2. Having convicted in terms of section 112(1)(a), is the imposition of a custodial sentence permitted?’


  1. The magistrate in her reply explained that there was a mix up between two cases which appeared on the same date in question. She mistakenly attached the court record of a different case, where another accused was charged of the offence of common assault, and where the court invoked s 112(1)(a) and imposed a fine. She further attached the proceedings of the latter matter to the record to demonstrate to this court where she made the mistake.


  1. The explanation of the magistrate is appreciated. However, after perusal of the record of proceedings, it is evident that the magistrate’s explanation does not reflect the true state of affairs. The NAMCIS proceedings of the matter in question, on the date when the plea was taken, reflects the name of the accused (Aloisius Hendriks) and the court officials who were present on 21 January 2022. The proceedings further reflect the following on record:

‘PP: Accused is in custody.

Matter is on the roll for Possible Plea.

State is ready to proceed with the plea

Charge put to the accused person as per the charge annexure.

CRT: Do you understand the charge against you?

ACCD: Yes

CRT: How do you plead?

ACCD: Guilty

PP: May court apply S 112(1)(a) of the CPA 51 of 1977

Court: Section 112(1)(a) of the CPA applies. The accused person is found guilty on his own plea of guilty.’


  1. From the above quoted extract, it is evident that this is not an instance where the record of another case was merely attached to the record of the present proceedings. It is evident that from the inception of the proceedings, when the accused pleaded to the charge of housebreaking with intent to steal and theft, the court invoked s 112(1)(a), convicted and sentenced the accused to a custodial sentence.


  1. With that being said, it is settled law that s 112(1)(a) provides for the disposal of trivial offences, and only if the offence does not merit punishment of imprisonment of any other form of detention.1 I need not regurgitate the legal principles set out in the application of sections 112(1)(a) and s 112(1)(b), but find it necessary to stipulate that, ‘presiding officers should guard against the indescretionate summary disposal of cases whilst rightly acting within the law in terms of s 112(1)(a), but at the same time, compromising an accused person’s constitutional right to a fair trial.’2



  1. From the foregoing, it is apparent that the presiding magistrate (a) did not exercise her discretion judiciously and (b) imposed an incompetent sentence. As a result the conviction and sentence cannot be permitted to stand.

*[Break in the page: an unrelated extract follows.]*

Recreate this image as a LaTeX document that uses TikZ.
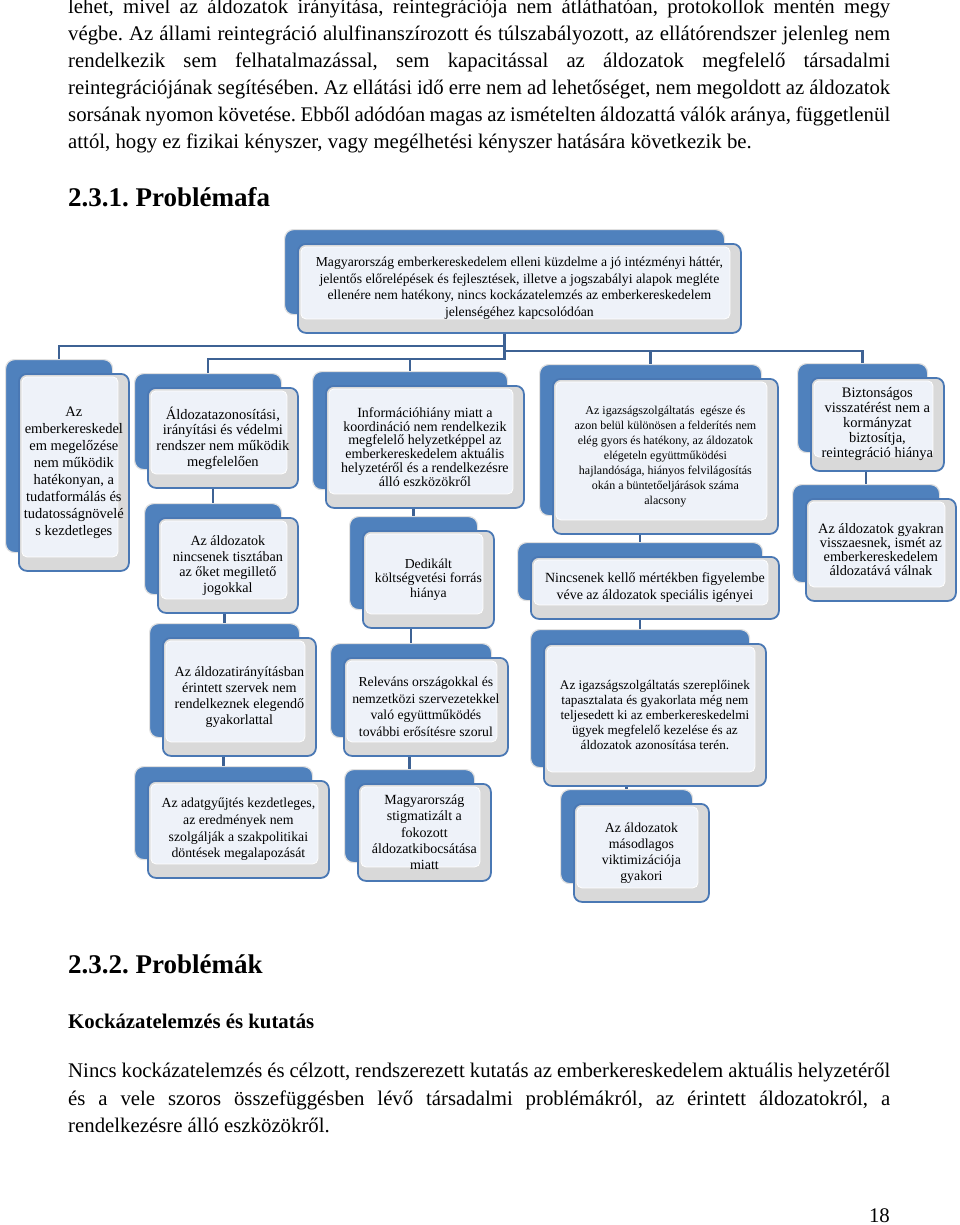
\documentclass[tikz,border=0pt]{standalone}
\usepackage{fontspec}
\setmainfont{Liberation Serif}
\frenchspacing
\definecolor{tabblue}{HTML}{4F81BD}
\definecolor{edgeblue}{HTML}{4A78B4}
\definecolor{connblue}{HTML}{3E6294}
\definecolor{boxgray}{HTML}{D9D9D9}
\definecolor{panel}{HTML}{EEF2F9}
\newcommand\bodyfont{\fontsize{20.8}{27}\selectfont}
\newcommand\pbx[8]{%
  \node[tabbox, minimum width={(#4-3)*1pt}, minimum height={(#5-4)*1pt}, anchor=north west] (#1t) at ({#2-13},{#3-14}) {};
  \node[frontbox, minimum width={#4*1pt}, minimum height={#5*1pt}, anchor=north west, font=\fontsize{#6}{#7}\selectfont] (#1) at (#2,#3) {#8};
}
\begin{document}
\begin{tikzpicture}[x=1pt,y=-1pt,
  tabbox/.style={fill=tabblue, draw=black!12, line width=1.2pt, rounded corners=9pt, inner sep=0pt},
  frontbox/.style={fill=boxgray, draw=edgeblue, line width=1.8pt, rounded corners=8pt, inner sep=1pt, align=center,
    path picture={\filldraw[fill=panel, draw=white, line width=0.8pt, rounded corners=5pt] ([shift={(3pt,-3pt)}]path picture bounding box.north west) rectangle ([shift={(-11pt,14pt)}]path picture bounding box.south east);}},
  conn/.style={draw=connblue, line width=2.6pt},
  body/.style={inner sep=0pt, anchor=base west, font=\bodyfont},
  head/.style={inner sep=0pt, anchor=base west, font=\fontsize{27}{30}\selectfont\bfseries},
]
\fill[white] (0,0) rectangle (960,1225);
\useasboundingbox (0,0) rectangle (960,1225);

% body text top
\node[body] (l1) at (68,14) {\makebox[822pt][s]{lehet, mivel az áldozatok irányítása, reintegrációja nem átláthatóan, protokollok mentén megy}};
\node[body] (l2) at (68,41) {\makebox[822pt][s]{végbe. Az állami reintegráció alulfinanszírozott és túlszabályozott, az ellátórendszer jelenleg nem}};
\node[body] (l3) at (68,68) {\makebox[822pt][s]{rendelkezik sem felhatalmazással, sem kapacitással az áldozatok megfelelő társadalmi}};
\node[body] (l4) at (68,95) {\makebox[822pt][s]{reintegrációjának segítésében. Az ellátási idő erre nem ad lehetőséget, nem megoldott az áldozatok}};
\node[body] (l5) at (68,122) {\makebox[822pt][s]{sorsának nyomon követése. Ebből adódóan magas az ismételten áldozattá válók aránya, függetlenül}};
\node[body] (l6) at (68,149) {attól, hogy ez fizikai kényszer, vagy megélhetési kényszer hatására következik be.};

\node[head] (h1) at (68,207) {2.3.1. Problémafa};

% boxes
\pbx{top}{297}{243}{443}{89}{13.7}{16.5}{Magyarország emberkereskedelem elleni küzdelme a jó intézményi háttér,\\ jelentős előrelépések és fejlesztések, illetve a jogszabályi alapok megléte\\ ellenére nem hatékony, nincs kockázatelemzés az emberkereskedelem\\ jelenségéhez kapcsolódóan}

\pbx{n1}{18}{373}{110}{197}{14.5}{17}{Az\\ emberkereskedel\\ em megelőzése\\ nem működik\\ hatékonyan, a\\ tudatformálás és\\ tudatosságnövelé\\ s kezdetleges}

\pbx{n2}{147}{387}{150}{100}{14.5}{15.7}{Áldozatazonosítási,\\ irányítási és védelmi\\ rendszer nem működik\\ megfelelően}
\pbx{n2b}{157}{517}{140}{95}{14.1}{15.5}{Az áldozatok\\ nincsenek tisztában\\ az őket megillető\\ jogokkal}
\pbx{n2c}{162}{637}{153}{118}{14.1}{16}{Az áldozatirányításban\\ érintett szervek nem\\ rendelkeznek elegendő\\ gyakorlattal}
\pbx{n2d}{147}{780}{181}{97}{13.8}{16.7}{Az adatgyűjtés kezdetleges,\\ az eredmények nem\\ szolgálják a szakpolitikai\\ döntések megalapozását}

\pbx{n3}{325}{385}{198}{122}{14}{13.8}{Információhiány miatt a\\ koordináció nem rendelkezik\\ megfelelő helyzetképpel az\\ emberkereskedelem aktuális\\ helyzetéről és a rendelkezésre\\ álló eszközökről}
\pbx{n3b}{362}{530}{131}{97}{13.7}{14.5}{Dedikált\\ költségvetési forrás\\ hiánya}
\pbx{n3c}{343}{657}{164}{98}{13.7}{16.7}{Releváns országokkal és\\ nemzetközi szervezetekkel\\ való együttműködés\\ további erősítésre szorul}
\pbx{n3d}{357}{783}{133}{97}{14}{16.3}{Magyarország\\ stigmatizált a\\ fokozott\\ áldozatkibocsátása\\ miatt}

\pbx{n4}{552}{378}{225}{155}{12}{15}{Az igazságszolgáltatás \ egésze és\\ azon belül különösen a felderítés nem\\ elég gyors és hatékony, az áldozatok\\ elégeteln együttműködési\\ hajlandósága, hiányos felvilágosítás\\ okán a büntetőeljárások száma\\ alacsony}
\pbx{n4b}{530}{556}{248}{62}{14}{16.7}{Nincsenek kellő mértékben figyelembe\\ véve az áldozatok speciális igényei}
\pbx{n4c}{543}{643}{222}{142}{13.2}{15}{Az igazságszolgáltatás szereplőinek\\ tapasztalata és gyakorlata még nem\\ teljesedett ki az emberkereskedelmi\\ ügyek megfelelő kezelése és az\\ áldozatok azonosítása terén.}
\pbx{n4d}{573}{803}{135}{98}{13.8}{16}{Az áldozatok\\ másodlagos\\ viktimizációja\\ gyakori}

\pbx{n5}{810}{377}{133}{93}{14.5}{15}{Biztonságos\\ visszatérést nem a\\ kormányzat\\ biztosítja,\\ reintegráció hiánya}
\pbx{n5b}{805}{498}{150}{102}{14.3}{14}{Az áldozatok gyakran\\ visszaesnek, ismét az\\ emberkereskedelem\\ áldozatává válnak}

% connectors
\draw[conn] (topt.center |- top.south) -- ++(0,12) -| (n1t.north);
\draw[conn] (topt.center |- top.south) -- ++(0,25) -| (n2t.north);
\draw[conn] (topt.center |- top.south) -- ++(0,25) -| (n3t.north);
\draw[conn] (topt.center |- top.south) -- ++(0,17) -| (n4t.north);
\draw[conn] (topt.center |- top.south) -- ++(0,17) -| (n5t.north);
\draw[conn] (n2bt.north |- n2.south) -- (n2bt.north);
\draw[conn] (n2ct.north |- n2b.south) -- (n2ct.north);
\draw[conn] (n2dt.north |- n2c.south) -- (n2dt.north);
\draw[conn] (n3bt.north |- n3.south) -- (n3bt.north);
\draw[conn] (n3ct.north |- n3b.south) -- (n3ct.north);
\draw[conn] (n3dt.north |- n3c.south) -- (n3dt.north);
\draw[conn] (n4bt.north |- n4.south) -- (n4bt.north);
\draw[conn] (n4ct.north |- n4b.south) -- (n4ct.north);
\draw[conn] (n4dt.north |- n4c.south) -- (n4dt.north);
\draw[conn] (n5bt.north |- n5.south) -- (n5bt.north);

% bottom text
\node[head] (h2) at (68,973) {2.3.2. Problémák};
\node[inner sep=0pt, anchor=base west, font=\bodyfont\bfseries] (h3) at (68,1028) {Kockázatelemzés és kutatás};
\node[body] (p1) at (68,1077) {\makebox[822pt][s]{Nincs kockázatelemzés és célzott, rendszerezett kutatás az emberkereskedelem aktuális helyzetéről}};
\node[body] (p2) at (68,1105) {\makebox[822pt][s]{és a vele szoros összefüggésben lévő társadalmi problémákról, az érintett áldozatokról, a}};
\node[body] (p3) at (68,1132) {rendelkezésre álló eszközökről.};
\node[inner sep=0pt, anchor=base east, font=\bodyfont] (pg) at (890,1222) {18};
\end{tikzpicture}
\end{document}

  1. In the result the following order is made:

  1. The conviction and sentence are set aside.

  2. The matter is remitted to the magistrate in terms of section 312 of the Criminal Procedure Act 51 of 1977, with the direction to question the accused in terms of section 112(1)(b) of the Act and to bring the proceedings to its natural conclusion.

  3. In the event of a conviction, any term of imprisonment already served must be taken into consideration in sentencing.




J C Liebenberg

JUDGE

CM Claasen

JUDGE





1 S v Aniseb and Another 1991 (2) SACR 413 (NM).

2 S v Onesmus, S v Amukoto, S v Shipange 2011 (2) NR 461.